En 2021, les échanges se sont rééquilibrés à la faveur de la hausse des prix des matières premières. Mais si des sanctions commerciales devaient à nouveau frapper la Russie, son économie en souffrirait beaucoup. Vladimir Poutine en a sans doute conscience, et il a un intérêt évident à diversifier ses débouchés. Selon la vice-premier ministre russe, Viktoria Abramchenko, en charge de l’agriculture, les exportations de denrées agricoles s'élèvent cette année à plus de 30 milliards de dollars (Md$), en hausse de 20 %. « Pour la première fois, nos exportations sont supérieures à nos importations, précise-t-elle. De nouvelles possibilités d'approvisionnement en produits russes dans différentes parties du monde apparaissent. Il convient de tirer parti de ces opportunités ».  D’où l’activité de Vladimir Poutine sur la scène internationale.

La Russie est aussi le premier exportateur mondial de blé, avec environ 35 millions de tonnes (Mt), soit 50 à 60 % de sa production, qu’il destine au Maghreb et au Moyen-Orient, en concurrence avec les pays européens. Le pays a un potentiel à terme de 100 Mt « et s’en sert pour accroître son influence géopolitique », affirme un expert.  Mais avec une mauvaise récolte en 2021 et des prix à près de 300 €/t, la Russie se voit contrainte de limiter ses exportations pour éviter une envolée de prix sur son marché intérieur. Avec la Chine, on estime les exportations de matières premières agricoles à environ 4 Md$, ce qui reste un montant limité comparé aux importations chinoises de céréales dans le monde, notamment aux États-Unis et au Brésil. Les achats chinois de produits agricoles russes ne sont pas, pour l’heure, supérieurs à ceux de l’Union européenne.

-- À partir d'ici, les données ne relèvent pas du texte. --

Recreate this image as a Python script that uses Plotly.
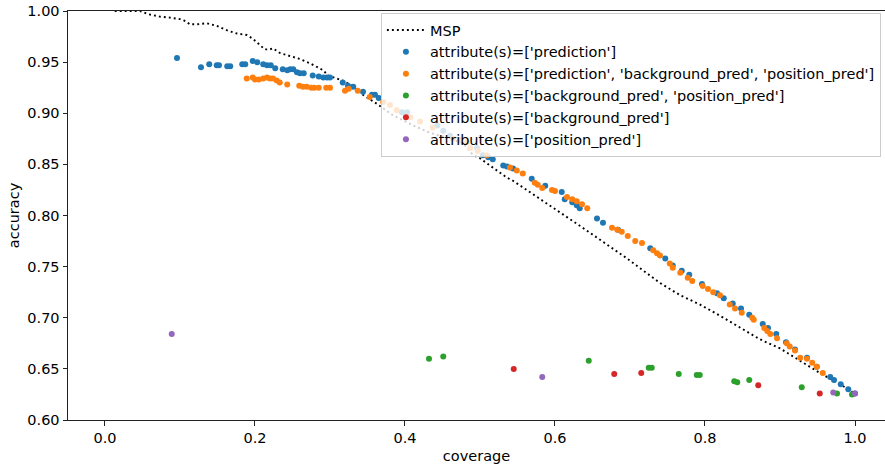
import plotly.graph_objects as go

# MSP baseline: accuracy vs coverage
msp_cov = [0.013, 0.047, 0.057, 0.073, 0.087, 0.100, 0.108, 0.113, 0.123, 0.136,
           0.149, 0.163, 0.176, 0.189, 0.197, 0.207, 0.213, 0.220, 0.224, 0.233,
           0.247, 0.260, 0.273, 0.291, 0.297, 0.317, 0.331, 0.344, 0.363, 0.384,
           0.411, 0.433, 0.456, 0.477, 0.491, 0.500, 0.513, 0.536, 0.544, 0.589,
           0.633, 0.696, 0.740, 0.767, 0.793, 0.820, 0.847, 0.873, 0.900, 0.927,
           0.953, 0.980, 1.000]
msp_acc = [1.000, 1.000, 0.997, 0.9945, 0.9935, 0.992, 0.990, 0.987, 0.987, 0.988,
           0.9855, 0.981, 0.978, 0.9765, 0.973, 0.967, 0.9625, 0.9625, 0.9635, 0.959,
           0.956, 0.953, 0.949, 0.942, 0.937, 0.932, 0.926, 0.918, 0.909, 0.898,
           0.888, 0.881, 0.876, 0.871, 0.859, 0.856, 0.849, 0.837, 0.834, 0.812,
           0.790, 0.758, 0.734, 0.722, 0.713, 0.702, 0.690, 0.679, 0.670, 0.658,
           0.646, 0.635, 0.626]

# attribute(s)=['prediction']
pred_cov = [0.096, 0.128, 0.139, 0.149, 0.152, 0.163, 0.167, 0.183, 0.187, 0.197,
            0.203, 0.211, 0.216, 0.221, 0.227, 0.237, 0.243, 0.247, 0.251, 0.256,
            0.260, 0.265, 0.277, 0.285, 0.291, 0.296, 0.300, 0.317, 0.324, 0.331,
            0.344, 0.356, 0.360, 0.365, 0.396, 0.403, 0.443, 0.451, 0.460, 0.496,
            0.504, 0.511, 0.517, 0.531, 0.536, 0.544, 0.569, 0.587, 0.609, 0.613,
            0.623, 0.629, 0.633, 0.656, 0.664, 0.684, 0.727, 0.747, 0.757, 0.769,
            0.779, 0.796, 0.816, 0.825, 0.837, 0.848, 0.859, 0.877, 0.884, 0.895,
            0.908, 0.920, 0.936, 0.949, 0.967, 0.972, 0.981, 0.991, 1.000]
pred_acc = [0.954, 0.945, 0.948, 0.947, 0.947, 0.946, 0.946, 0.948, 0.948, 0.951,
            0.950, 0.948, 0.947, 0.947, 0.944, 0.943, 0.942, 0.943, 0.943, 0.940,
            0.939, 0.939, 0.937, 0.936, 0.935, 0.935, 0.935, 0.930, 0.927, 0.926,
            0.921, 0.918, 0.918, 0.915, 0.901, 0.901, 0.888, 0.883, 0.878, 0.866,
            0.859, 0.857, 0.855, 0.849, 0.848, 0.846, 0.836, 0.829, 0.823, 0.816,
            0.813, 0.810, 0.807, 0.797, 0.793, 0.786, 0.768, 0.758, 0.751, 0.746,
            0.742, 0.733, 0.724, 0.719, 0.714, 0.709, 0.703, 0.694, 0.690, 0.684,
            0.676, 0.669, 0.661, 0.652, 0.642, 0.639, 0.635, 0.630, 0.626]

# attribute(s)=['prediction', 'background_pred', 'position_pred']
all_cov = [0.189, 0.197, 0.200, 0.205, 0.211, 0.216, 0.220, 0.224, 0.229, 0.233,
           0.243, 0.259, 0.264, 0.269, 0.275, 0.279, 0.285, 0.295, 0.300, 0.320,
           0.325, 0.337, 0.353, 0.371, 0.380, 0.389, 0.407, 0.420, 0.437, 0.464,
           0.473, 0.483, 0.487, 0.497, 0.509, 0.540, 0.549, 0.557, 0.573, 0.577,
           0.583, 0.596, 0.600, 0.616, 0.623, 0.629, 0.636, 0.643, 0.676, 0.683,
           0.689, 0.697, 0.707, 0.716, 0.731, 0.736, 0.740, 0.753, 0.757, 0.767,
           0.777, 0.783, 0.797, 0.804, 0.811, 0.820, 0.833, 0.840, 0.849, 0.863,
           0.865, 0.879, 0.883, 0.887, 0.896, 0.909, 0.913, 0.920, 0.927, 0.936,
           0.943, 0.949, 0.957]
all_acc = [0.934, 0.935, 0.933, 0.933, 0.934, 0.935, 0.934, 0.934, 0.932, 0.930,
           0.928, 0.927, 0.926, 0.926, 0.925, 0.925, 0.925, 0.925, 0.925, 0.922,
           0.924, 0.922, 0.916, 0.911, 0.908, 0.903, 0.896, 0.892, 0.886, 0.875,
           0.874, 0.872, 0.866, 0.863, 0.859, 0.847, 0.844, 0.841, 0.832, 0.830,
           0.827, 0.825, 0.824, 0.818, 0.816, 0.814, 0.811, 0.807, 0.788, 0.786,
           0.784, 0.780, 0.775, 0.773, 0.766, 0.763, 0.761, 0.753, 0.749, 0.744,
           0.739, 0.736, 0.731, 0.728, 0.725, 0.722, 0.713, 0.709, 0.705, 0.700,
           0.698, 0.690, 0.687, 0.684, 0.680, 0.675, 0.672, 0.668, 0.661, 0.660,
           0.656, 0.652, 0.646]

# attribute(s)=['background_pred', 'position_pred']
bgpos_cov = [0.432, 0.451, 0.645, 0.725, 0.729, 0.765, 0.789, 0.793, 0.839, 0.843,
             0.859, 0.929, 0.976, 0.996]
bgpos_acc = [0.660, 0.662, 0.658, 0.651, 0.651, 0.645, 0.644, 0.644, 0.638, 0.637,
             0.639, 0.632, 0.626, 0.625]

# attribute(s)=['background_pred']
bg_cov = [0.545, 0.679, 0.715, 0.871, 0.953]
bg_acc = [0.650, 0.645, 0.646, 0.634, 0.626]

# attribute(s)=['position_pred']
pos_cov = [0.089, 0.583, 0.971, 1.000]
pos_acc = [0.684, 0.642, 0.627, 0.626]

FONT = "DejaVu Sans"
FS = 14.5

fig = go.Figure()
fig.add_trace(go.Scatter(
    x=msp_cov, y=msp_acc, mode="lines", name="MSP", legendgroup="g0",
    line=dict(color="black", width=1.9, dash="1.9px,3.1px"),
))

series = [
    ("attribute(s)=['prediction']", pred_cov, pred_acc, "#1f77b4"),
    ("attribute(s)=['prediction', 'background_pred', 'position_pred']", all_cov, all_acc, "#ff7f0e"),
    ("attribute(s)=['background_pred', 'position_pred']", bgpos_cov, bgpos_acc, "#2ca02c"),
    ("attribute(s)=['background_pred']", bg_cov, bg_acc, "#d62728"),
    ("attribute(s)=['position_pred']", pos_cov, pos_acc, "#9467bd"),
]
for i, (name, xs, ys, color) in enumerate(series):
    fig.add_trace(go.Scatter(
        x=xs, y=ys, mode="markers", name=name, legendgroup=f"g{i + 1}",
        marker=dict(color=color, size=6, line=dict(width=0)),
    ))

axis_common = dict(
    showline=True, linecolor="#222222", linewidth=1,
    ticks="outside", ticklen=4.5, tickwidth=1, tickcolor="#222222",
    showgrid=False, zeroline=False, automargin=False,
    tickfont=dict(family=FONT, size=FS, color="black"),
)

fig.update_layout(
    width=885, height=466,
    margin=dict(l=68, r=0, t=11, b=46, autoexpand=False),
    plot_bgcolor="white", paper_bgcolor="white",
    font=dict(family=FONT, size=FS, color="black"),
    xaxis=dict(
        range=[-0.0493, 1.04], tickvals=[0.0, 0.2, 0.4, 0.6, 0.8, 1.0],
        tickformat=".1f", mirror=True,
        title=dict(text="coverage", font=dict(family=FONT, size=FS), standoff=5),
        **axis_common,
    ),
    yaxis=dict(
        range=[0.60, 1.00], tickvals=[0.60, 0.65, 0.70, 0.75, 0.80, 0.85, 0.90, 0.95, 1.00],
        tickformat=".2f",
        title=dict(text="accuracy", font=dict(family=FONT, size=FS), standoff=4),
        **axis_common,
    ),
    legend=dict(
        x=0.383, y=0.995, xanchor="left", yanchor="top",
        bgcolor="rgba(255,255,255,0.8)", bordercolor="#cccccc", borderwidth=1,
        font=dict(family=FONT, size=FS, color="black"),
        tracegroupgap=0, itemwidth=38,
    ),
    showlegend=True,
)

fig.write_html("out.html")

La Mer Noire, un atout stratégique

La Russie a aussi beaucoup d’atouts. Elle a réussi à renforcer ses ports, sa logistique, et son accès à la Mer Noire lui ouvre des routes maritimes vers le Sud de l’Europe, le Maghreb, le Moyen-Orient, l’Afrique et l’Inde, qui facilitent ses exportations agricoles. Elle est idéalement située entre la Chine et l’Union européenne. Mais son activisme géopolitique est beaucoup plus retentissant que son poids économique dans le concert mondial. Son PIB est à peine supérieur à celui de l’Espagne, deux fois moins important que celui de l’Allemagne, plus de dix fois inférieur à celui de la Chine et des États-Unis. Pourtant, Vladimir Poutine réussit à faire chaque jour la une des actualités internationales...

La Chine et la Russie cherchent à resserrer leur coopération agricole 

La Chine et la Russie viennent de tenir leur huitième réunion de coopération bilatérale dans le domaine de l’agriculture, en présence par vidéoconférence des ministres de l’Agriculture, respectivement Ma Youxiang et Sergey Levin. “Depuis le début de l’année 2021, le commerce agricole entre les deux pays a maintenu sa croissance malgré la pandémie”, s’est félicité le ministre chinois.

La Russie exporte en Chine pour environ 4 Md€ de produits agricoles, principalement du blé, et affichait une croissance en 2020 de l’ordre de 20 %. Les exportations à destination de la Chine se sont révélées bien utiles pour compenser les sanctions européennes et américaines à la suite de l’annexion de la Crimée par la Russie, en 2014. Même si c’est l’Europe qui reste son premier débouché.